Using the listing below, report all lines holding the word "draws".

## begin

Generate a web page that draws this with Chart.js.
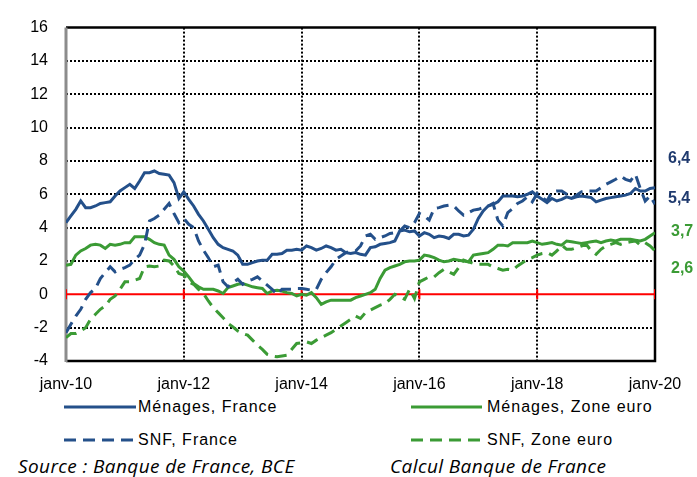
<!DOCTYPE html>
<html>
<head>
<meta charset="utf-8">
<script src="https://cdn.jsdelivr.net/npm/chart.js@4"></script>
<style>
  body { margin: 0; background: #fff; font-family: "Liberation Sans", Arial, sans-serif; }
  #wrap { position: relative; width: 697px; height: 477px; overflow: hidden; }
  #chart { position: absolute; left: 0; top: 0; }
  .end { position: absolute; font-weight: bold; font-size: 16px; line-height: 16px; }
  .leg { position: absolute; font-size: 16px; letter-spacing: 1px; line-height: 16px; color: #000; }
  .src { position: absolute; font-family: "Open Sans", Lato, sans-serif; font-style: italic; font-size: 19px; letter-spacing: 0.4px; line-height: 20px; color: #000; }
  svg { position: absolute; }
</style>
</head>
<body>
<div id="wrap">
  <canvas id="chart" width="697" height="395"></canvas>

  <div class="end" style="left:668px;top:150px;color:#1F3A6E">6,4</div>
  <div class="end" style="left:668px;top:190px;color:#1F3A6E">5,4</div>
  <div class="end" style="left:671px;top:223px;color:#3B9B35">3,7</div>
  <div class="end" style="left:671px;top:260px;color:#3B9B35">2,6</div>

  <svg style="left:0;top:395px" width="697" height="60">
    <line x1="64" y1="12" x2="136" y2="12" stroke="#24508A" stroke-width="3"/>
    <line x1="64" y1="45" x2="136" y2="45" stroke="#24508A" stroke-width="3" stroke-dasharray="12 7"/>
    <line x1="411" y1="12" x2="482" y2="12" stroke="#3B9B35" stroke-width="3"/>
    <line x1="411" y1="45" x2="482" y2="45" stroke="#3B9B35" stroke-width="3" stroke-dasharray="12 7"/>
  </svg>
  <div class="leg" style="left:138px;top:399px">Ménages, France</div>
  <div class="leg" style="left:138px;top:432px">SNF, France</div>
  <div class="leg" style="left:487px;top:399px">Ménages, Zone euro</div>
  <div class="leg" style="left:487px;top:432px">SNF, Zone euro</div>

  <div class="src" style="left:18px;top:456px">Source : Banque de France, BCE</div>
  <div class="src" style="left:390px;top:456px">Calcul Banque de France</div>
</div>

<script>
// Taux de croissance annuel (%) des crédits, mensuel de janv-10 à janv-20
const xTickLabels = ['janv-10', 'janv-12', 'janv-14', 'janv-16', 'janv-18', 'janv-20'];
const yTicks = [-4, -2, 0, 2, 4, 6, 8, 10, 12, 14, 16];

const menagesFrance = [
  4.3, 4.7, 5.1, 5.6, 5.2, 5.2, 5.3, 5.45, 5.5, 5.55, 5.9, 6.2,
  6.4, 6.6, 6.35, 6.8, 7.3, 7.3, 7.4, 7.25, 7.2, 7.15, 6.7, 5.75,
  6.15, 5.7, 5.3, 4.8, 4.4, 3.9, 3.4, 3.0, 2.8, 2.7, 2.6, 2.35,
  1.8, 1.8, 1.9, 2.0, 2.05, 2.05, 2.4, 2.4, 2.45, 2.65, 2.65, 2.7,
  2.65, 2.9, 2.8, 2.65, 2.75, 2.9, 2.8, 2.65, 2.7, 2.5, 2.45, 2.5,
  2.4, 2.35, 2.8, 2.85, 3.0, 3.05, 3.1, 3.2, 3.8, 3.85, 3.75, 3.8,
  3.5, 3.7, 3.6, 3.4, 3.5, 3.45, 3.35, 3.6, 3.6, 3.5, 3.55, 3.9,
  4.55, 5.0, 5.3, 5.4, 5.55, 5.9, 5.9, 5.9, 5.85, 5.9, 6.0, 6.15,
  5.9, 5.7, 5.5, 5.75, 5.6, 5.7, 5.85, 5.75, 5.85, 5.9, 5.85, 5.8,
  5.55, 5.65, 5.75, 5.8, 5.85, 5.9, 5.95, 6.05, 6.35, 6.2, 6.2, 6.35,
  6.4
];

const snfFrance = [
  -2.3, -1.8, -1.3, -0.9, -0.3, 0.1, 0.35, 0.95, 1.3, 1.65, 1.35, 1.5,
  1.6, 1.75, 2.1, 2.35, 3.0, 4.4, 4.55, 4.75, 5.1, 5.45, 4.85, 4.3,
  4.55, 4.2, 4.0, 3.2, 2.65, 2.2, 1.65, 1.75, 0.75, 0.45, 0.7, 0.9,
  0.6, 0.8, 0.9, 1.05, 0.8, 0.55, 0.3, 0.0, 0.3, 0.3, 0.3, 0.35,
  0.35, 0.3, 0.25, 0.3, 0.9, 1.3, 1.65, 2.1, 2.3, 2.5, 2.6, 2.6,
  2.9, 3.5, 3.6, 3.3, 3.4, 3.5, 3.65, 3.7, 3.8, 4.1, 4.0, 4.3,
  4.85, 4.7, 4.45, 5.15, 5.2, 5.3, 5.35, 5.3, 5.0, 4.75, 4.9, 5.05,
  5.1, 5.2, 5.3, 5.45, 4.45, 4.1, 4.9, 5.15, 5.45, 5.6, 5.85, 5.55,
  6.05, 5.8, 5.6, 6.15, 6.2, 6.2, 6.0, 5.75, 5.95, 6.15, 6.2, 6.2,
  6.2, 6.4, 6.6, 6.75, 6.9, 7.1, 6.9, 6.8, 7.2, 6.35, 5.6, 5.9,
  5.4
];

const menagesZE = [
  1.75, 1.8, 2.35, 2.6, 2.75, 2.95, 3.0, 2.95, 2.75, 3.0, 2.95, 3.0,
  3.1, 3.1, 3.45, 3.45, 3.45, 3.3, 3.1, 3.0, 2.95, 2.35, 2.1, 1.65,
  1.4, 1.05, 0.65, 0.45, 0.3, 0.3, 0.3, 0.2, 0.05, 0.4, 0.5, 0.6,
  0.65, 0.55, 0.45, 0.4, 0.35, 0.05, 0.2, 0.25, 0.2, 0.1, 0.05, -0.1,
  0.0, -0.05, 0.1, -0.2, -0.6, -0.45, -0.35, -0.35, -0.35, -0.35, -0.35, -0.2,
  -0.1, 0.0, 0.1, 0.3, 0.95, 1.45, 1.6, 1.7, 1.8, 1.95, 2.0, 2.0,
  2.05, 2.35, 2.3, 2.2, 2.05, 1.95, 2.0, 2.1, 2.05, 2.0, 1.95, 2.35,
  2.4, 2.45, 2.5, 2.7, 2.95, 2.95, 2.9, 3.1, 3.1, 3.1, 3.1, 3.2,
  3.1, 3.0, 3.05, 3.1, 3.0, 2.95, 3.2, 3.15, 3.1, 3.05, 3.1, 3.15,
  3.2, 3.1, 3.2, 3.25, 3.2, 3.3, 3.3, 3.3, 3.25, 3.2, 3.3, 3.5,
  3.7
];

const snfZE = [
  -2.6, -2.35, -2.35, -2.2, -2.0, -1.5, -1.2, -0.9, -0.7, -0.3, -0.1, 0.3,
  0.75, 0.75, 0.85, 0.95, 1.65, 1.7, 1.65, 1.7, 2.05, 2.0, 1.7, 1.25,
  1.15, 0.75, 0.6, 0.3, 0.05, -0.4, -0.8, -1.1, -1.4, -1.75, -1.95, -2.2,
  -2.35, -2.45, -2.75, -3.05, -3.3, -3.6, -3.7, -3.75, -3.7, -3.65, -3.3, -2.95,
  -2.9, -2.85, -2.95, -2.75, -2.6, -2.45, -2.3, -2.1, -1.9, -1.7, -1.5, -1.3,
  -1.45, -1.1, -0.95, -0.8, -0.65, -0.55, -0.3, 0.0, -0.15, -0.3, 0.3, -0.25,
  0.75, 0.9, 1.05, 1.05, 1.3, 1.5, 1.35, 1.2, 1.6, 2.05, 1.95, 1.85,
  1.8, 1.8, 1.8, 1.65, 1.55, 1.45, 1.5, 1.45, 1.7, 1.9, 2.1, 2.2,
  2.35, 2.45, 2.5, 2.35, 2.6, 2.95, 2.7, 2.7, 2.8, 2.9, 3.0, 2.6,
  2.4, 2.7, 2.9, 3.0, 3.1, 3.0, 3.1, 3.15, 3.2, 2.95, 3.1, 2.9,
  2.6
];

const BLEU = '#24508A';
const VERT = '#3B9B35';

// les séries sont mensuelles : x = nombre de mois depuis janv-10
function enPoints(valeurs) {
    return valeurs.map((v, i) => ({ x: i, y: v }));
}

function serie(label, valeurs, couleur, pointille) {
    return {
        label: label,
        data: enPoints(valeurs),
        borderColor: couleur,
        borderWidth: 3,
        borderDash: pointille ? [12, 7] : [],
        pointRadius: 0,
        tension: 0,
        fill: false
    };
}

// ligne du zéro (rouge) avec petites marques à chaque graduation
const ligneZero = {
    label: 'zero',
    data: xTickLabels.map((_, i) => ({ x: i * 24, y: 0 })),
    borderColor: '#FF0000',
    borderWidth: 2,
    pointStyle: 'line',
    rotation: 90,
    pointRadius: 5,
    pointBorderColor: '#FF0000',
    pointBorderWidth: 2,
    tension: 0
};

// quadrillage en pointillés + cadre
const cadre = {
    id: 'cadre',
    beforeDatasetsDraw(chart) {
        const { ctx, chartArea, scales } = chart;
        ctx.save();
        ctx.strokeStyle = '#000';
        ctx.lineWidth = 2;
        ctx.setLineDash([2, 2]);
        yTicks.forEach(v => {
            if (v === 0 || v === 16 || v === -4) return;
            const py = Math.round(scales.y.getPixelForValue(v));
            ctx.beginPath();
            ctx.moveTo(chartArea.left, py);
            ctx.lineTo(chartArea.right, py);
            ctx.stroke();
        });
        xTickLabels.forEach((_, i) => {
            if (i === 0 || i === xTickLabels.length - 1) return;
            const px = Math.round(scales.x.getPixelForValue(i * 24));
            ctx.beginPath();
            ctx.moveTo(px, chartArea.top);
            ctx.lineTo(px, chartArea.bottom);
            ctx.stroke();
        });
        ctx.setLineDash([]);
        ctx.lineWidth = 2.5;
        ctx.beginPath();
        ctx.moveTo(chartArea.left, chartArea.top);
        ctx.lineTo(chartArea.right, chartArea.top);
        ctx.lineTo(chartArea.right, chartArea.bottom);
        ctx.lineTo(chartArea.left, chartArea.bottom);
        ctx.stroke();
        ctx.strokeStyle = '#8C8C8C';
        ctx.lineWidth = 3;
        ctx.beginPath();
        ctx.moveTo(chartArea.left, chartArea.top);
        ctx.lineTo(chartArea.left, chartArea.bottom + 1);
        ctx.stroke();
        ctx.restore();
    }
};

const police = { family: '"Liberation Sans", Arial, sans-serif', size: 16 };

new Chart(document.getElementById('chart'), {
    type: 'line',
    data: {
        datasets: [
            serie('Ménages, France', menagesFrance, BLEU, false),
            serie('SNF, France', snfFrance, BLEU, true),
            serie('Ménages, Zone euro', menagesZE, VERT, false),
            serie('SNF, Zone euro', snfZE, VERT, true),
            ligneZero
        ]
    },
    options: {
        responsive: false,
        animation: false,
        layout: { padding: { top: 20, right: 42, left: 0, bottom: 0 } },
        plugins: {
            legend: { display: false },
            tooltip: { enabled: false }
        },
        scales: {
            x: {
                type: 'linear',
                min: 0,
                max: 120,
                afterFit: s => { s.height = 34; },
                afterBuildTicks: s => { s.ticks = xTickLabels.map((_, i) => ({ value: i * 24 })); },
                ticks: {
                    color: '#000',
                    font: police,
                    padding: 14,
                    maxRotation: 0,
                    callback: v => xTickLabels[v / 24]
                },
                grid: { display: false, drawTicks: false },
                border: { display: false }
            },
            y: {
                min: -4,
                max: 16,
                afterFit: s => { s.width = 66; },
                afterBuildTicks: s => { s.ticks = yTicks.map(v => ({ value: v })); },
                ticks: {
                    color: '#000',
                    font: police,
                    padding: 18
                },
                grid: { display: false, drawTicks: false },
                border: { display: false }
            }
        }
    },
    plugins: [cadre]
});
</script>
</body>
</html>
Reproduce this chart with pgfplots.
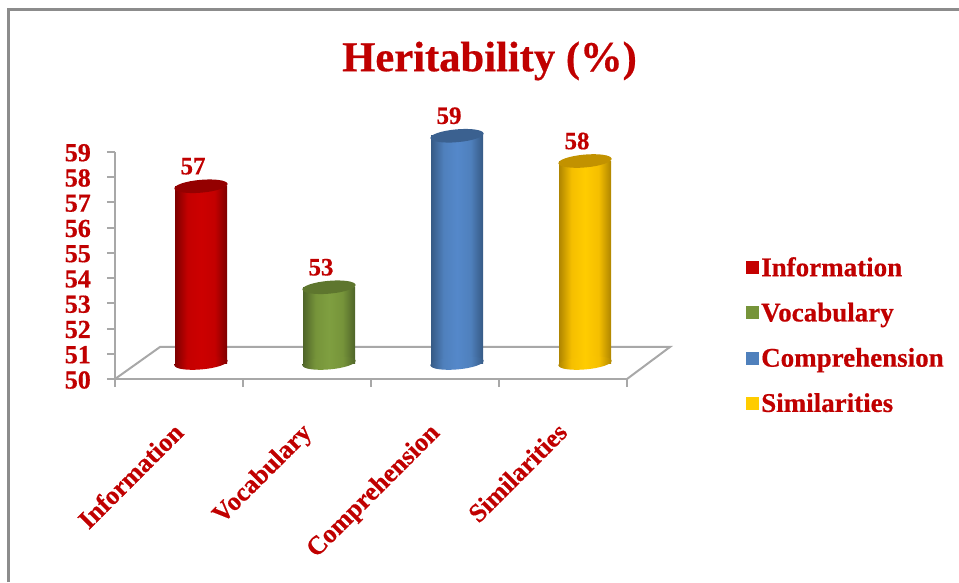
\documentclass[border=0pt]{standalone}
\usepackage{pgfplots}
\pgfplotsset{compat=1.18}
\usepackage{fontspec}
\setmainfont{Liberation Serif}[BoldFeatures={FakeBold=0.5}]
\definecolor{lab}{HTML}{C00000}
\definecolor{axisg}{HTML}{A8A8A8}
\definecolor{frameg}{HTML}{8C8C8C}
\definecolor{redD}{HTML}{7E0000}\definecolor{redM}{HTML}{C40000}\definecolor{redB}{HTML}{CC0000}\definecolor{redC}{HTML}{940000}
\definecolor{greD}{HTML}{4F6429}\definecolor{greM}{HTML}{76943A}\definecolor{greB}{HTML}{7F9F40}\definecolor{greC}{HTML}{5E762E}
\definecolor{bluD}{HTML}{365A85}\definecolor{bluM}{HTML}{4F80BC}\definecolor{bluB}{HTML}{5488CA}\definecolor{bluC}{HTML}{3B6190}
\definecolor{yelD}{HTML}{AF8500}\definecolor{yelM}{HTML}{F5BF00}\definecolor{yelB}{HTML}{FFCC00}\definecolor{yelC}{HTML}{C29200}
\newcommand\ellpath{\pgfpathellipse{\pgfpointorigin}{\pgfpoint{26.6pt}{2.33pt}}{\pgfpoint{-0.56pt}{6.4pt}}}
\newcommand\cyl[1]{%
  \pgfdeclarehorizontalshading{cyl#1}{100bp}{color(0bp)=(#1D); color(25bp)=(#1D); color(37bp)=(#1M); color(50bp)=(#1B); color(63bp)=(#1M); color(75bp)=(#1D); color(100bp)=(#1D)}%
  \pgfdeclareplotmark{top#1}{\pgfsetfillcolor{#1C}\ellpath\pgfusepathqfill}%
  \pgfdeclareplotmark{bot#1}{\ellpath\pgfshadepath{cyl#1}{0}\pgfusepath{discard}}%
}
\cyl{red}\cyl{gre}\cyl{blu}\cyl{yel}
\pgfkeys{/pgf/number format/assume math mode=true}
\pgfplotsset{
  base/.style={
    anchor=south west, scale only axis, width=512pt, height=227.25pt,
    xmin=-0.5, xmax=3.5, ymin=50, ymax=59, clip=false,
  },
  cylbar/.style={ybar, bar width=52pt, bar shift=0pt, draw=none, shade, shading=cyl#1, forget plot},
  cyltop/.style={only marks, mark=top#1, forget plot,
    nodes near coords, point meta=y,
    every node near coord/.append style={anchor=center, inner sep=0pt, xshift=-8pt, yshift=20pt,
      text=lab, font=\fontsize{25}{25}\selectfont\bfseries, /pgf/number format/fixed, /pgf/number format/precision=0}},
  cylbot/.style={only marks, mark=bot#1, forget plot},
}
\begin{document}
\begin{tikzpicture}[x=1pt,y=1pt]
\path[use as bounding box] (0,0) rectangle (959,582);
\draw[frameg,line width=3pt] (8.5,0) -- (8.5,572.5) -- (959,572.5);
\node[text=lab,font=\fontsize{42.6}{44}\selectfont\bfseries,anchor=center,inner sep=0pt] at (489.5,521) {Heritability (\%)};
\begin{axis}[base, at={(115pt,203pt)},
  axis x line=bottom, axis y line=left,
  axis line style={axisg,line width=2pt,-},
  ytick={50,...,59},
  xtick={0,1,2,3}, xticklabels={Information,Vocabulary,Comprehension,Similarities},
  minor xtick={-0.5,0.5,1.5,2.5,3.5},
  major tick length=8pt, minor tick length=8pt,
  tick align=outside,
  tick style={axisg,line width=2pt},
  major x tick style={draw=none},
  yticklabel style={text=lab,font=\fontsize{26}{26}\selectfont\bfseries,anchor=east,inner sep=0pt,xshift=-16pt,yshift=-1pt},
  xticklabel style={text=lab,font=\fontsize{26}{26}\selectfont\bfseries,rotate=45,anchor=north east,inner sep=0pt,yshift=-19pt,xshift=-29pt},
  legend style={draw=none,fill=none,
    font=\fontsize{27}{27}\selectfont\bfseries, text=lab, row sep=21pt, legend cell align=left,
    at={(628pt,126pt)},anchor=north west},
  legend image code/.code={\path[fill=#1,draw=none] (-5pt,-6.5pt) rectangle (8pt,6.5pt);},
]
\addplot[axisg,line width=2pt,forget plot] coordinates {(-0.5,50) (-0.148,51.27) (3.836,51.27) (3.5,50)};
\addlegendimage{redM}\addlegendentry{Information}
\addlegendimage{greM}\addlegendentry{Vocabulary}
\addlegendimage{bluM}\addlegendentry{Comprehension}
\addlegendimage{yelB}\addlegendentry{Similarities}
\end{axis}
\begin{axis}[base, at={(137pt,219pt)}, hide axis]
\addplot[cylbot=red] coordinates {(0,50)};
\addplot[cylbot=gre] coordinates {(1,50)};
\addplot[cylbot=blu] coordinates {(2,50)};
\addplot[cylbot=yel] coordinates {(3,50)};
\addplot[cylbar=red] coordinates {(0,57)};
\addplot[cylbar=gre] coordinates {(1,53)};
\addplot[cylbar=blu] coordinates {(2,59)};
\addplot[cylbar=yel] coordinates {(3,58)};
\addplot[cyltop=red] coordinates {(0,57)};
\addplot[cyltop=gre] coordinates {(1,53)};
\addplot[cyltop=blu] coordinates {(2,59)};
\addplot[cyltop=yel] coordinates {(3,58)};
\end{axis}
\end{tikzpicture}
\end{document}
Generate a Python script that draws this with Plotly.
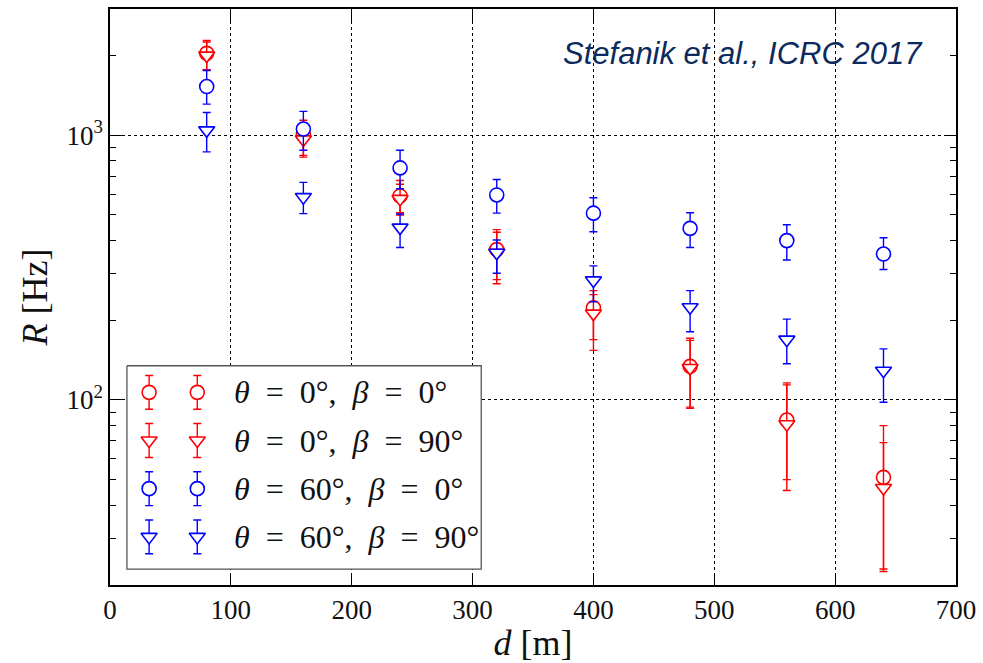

## end

ANSWER FOR THE TASK →
Generate a web page that draws this with Chart.js.
Generate a Python script that draws this with Plotly.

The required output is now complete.